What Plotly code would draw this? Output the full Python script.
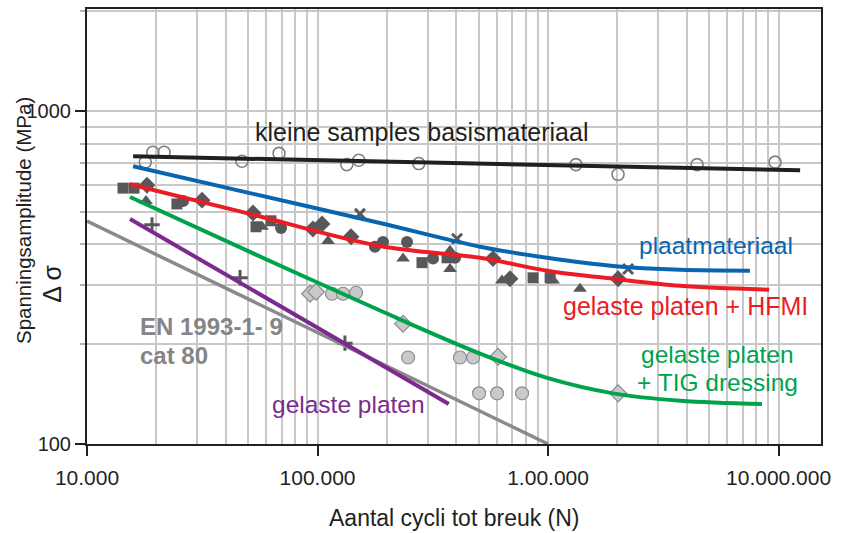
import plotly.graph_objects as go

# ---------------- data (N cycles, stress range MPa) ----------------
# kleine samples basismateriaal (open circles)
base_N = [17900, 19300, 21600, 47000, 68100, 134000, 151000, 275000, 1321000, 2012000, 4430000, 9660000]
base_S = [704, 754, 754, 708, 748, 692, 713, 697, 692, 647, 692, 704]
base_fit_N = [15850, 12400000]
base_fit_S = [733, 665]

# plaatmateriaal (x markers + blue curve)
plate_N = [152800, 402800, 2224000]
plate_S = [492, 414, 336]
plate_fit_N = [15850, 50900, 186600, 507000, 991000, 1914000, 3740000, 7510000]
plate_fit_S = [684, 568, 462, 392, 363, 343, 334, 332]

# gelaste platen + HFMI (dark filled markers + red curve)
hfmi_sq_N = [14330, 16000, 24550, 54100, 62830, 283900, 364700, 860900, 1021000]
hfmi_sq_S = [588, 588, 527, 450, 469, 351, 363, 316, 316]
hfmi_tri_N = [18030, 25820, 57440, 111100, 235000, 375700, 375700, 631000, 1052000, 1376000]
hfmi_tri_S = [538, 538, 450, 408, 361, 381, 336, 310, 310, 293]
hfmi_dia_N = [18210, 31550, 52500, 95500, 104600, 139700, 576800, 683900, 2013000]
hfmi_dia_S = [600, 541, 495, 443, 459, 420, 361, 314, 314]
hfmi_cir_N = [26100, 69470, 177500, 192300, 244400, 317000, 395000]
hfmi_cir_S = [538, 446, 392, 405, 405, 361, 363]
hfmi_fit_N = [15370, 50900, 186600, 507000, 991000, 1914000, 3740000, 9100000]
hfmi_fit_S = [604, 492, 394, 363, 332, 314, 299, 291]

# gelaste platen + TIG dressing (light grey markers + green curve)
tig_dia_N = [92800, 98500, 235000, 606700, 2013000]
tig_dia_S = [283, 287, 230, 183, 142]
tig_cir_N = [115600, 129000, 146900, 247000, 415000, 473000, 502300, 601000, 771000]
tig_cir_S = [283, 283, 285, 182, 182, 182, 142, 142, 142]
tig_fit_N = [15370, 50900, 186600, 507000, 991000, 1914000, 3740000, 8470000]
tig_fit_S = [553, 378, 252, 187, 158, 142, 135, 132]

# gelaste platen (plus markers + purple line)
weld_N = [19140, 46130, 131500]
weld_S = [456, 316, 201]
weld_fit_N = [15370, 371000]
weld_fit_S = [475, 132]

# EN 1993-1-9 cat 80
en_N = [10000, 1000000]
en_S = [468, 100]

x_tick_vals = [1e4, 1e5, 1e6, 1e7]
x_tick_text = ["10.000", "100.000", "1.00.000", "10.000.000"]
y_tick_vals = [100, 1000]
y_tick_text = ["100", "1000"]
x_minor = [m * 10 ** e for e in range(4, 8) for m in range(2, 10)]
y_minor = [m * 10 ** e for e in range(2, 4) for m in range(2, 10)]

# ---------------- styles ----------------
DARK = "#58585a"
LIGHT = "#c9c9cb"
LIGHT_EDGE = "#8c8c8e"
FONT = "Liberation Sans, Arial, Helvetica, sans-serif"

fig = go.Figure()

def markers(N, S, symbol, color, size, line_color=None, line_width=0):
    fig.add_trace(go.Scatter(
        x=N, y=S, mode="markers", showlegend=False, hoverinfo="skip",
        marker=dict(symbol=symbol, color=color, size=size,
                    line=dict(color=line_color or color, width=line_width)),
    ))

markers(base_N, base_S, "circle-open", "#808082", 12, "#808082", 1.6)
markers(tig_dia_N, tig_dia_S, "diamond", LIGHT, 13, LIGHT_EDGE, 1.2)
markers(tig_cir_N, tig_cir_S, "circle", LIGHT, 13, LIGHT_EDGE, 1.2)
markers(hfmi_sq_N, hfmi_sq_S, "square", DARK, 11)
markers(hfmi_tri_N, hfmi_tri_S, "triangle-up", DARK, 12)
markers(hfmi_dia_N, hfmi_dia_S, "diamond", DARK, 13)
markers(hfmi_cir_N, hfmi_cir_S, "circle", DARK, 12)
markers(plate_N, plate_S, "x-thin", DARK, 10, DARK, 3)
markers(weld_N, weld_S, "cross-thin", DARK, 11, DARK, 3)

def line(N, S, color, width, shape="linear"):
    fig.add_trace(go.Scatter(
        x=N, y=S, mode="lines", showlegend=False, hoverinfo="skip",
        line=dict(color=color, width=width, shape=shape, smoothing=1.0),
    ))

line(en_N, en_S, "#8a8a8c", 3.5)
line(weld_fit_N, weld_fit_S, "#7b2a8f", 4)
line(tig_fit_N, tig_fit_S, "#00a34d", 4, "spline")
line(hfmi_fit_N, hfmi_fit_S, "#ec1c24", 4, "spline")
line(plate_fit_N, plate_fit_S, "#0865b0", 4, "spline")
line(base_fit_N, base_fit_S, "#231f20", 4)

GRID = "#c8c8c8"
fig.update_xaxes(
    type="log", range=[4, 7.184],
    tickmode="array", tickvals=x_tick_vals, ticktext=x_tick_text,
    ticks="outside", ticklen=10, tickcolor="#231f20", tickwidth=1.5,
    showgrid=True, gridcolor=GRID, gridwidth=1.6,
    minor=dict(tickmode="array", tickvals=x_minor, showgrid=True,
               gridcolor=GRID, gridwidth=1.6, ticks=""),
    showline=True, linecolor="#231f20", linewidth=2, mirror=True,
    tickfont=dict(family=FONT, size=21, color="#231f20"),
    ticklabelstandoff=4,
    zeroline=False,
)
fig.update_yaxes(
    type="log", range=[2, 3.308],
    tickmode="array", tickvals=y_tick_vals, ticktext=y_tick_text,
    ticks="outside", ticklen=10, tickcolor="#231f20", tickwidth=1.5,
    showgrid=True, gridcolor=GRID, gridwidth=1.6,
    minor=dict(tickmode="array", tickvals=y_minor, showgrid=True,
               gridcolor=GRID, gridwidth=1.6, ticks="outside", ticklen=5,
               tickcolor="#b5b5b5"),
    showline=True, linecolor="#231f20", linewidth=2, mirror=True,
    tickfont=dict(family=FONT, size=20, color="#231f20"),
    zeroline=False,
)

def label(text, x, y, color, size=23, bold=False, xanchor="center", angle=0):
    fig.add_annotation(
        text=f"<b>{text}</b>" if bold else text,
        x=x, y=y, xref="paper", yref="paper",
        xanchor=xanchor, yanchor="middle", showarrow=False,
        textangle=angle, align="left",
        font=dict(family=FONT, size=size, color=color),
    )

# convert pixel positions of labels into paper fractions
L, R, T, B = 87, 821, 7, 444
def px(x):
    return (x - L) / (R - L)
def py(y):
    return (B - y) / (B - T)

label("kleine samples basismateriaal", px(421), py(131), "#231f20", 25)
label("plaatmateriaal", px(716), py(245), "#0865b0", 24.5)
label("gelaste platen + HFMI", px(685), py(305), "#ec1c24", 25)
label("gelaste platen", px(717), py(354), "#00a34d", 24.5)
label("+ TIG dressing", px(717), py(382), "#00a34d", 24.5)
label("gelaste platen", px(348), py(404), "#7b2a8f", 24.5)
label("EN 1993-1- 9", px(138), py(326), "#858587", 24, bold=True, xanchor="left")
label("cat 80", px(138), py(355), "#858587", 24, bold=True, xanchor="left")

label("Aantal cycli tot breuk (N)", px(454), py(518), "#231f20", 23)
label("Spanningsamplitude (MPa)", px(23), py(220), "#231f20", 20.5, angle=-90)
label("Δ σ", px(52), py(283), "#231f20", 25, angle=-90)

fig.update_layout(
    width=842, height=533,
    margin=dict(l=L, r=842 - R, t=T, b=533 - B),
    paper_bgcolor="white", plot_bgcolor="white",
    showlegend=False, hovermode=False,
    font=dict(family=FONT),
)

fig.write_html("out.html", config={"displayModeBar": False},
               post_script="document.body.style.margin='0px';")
▬▬▬▬▬▬▬▬▬▬
* [SET TASK]: Copy nothing but the lines from the top of the data down to the line containing "tig_fit_S = [553, 378, 252, 187, 158, 142, 135, 132]", and leave the pictures out.

* [ANSWER]:
What Plotly code would draw this? Output the full Python script.
import plotly.graph_objects as go

# ---------------- data (N cycles, stress range MPa) ----------------
# kleine samples basismateriaal (open circles)
base_N = [17900, 19300, 21600, 47000, 68100, 134000, 151000, 275000, 1321000, 2012000, 4430000, 9660000]
base_S = [704, 754, 754, 708, 748, 692, 713, 697, 692, 647, 692, 704]
base_fit_N = [15850, 12400000]
base_fit_S = [733, 665]

# plaatmateriaal (x markers + blue curve)
plate_N = [152800, 402800, 2224000]
plate_S = [492, 414, 336]
plate_fit_N = [15850, 50900, 186600, 507000, 991000, 1914000, 3740000, 7510000]
plate_fit_S = [684, 568, 462, 392, 363, 343, 334, 332]

# gelaste platen + HFMI (dark filled markers + red curve)
hfmi_sq_N = [14330, 16000, 24550, 54100, 62830, 283900, 364700, 860900, 1021000]
hfmi_sq_S = [588, 588, 527, 450, 469, 351, 363, 316, 316]
hfmi_tri_N = [18030, 25820, 57440, 111100, 235000, 375700, 375700, 631000, 1052000, 1376000]
hfmi_tri_S = [538, 538, 450, 408, 361, 381, 336, 310, 310, 293]
hfmi_dia_N = [18210, 31550, 52500, 95500, 104600, 139700, 576800, 683900, 2013000]
hfmi_dia_S = [600, 541, 495, 443, 459, 420, 361, 314, 314]
hfmi_cir_N = [26100, 69470, 177500, 192300, 244400, 317000, 395000]
hfmi_cir_S = [538, 446, 392, 405, 405, 361, 363]
hfmi_fit_N = [15370, 50900, 186600, 507000, 991000, 1914000, 3740000, 9100000]
hfmi_fit_S = [604, 492, 394, 363, 332, 314, 299, 291]

# gelaste platen + TIG dressing (light grey markers + green curve)
tig_dia_N = [92800, 98500, 235000, 606700, 2013000]
tig_dia_S = [283, 287, 230, 183, 142]
tig_cir_N = [115600, 129000, 146900, 247000, 415000, 473000, 502300, 601000, 771000]
tig_cir_S = [283, 283, 285, 182, 182, 182, 142, 142, 142]
tig_fit_N = [15370, 50900, 186600, 507000, 991000, 1914000, 3740000, 8470000]
tig_fit_S = [553, 378, 252, 187, 158, 142, 135, 132]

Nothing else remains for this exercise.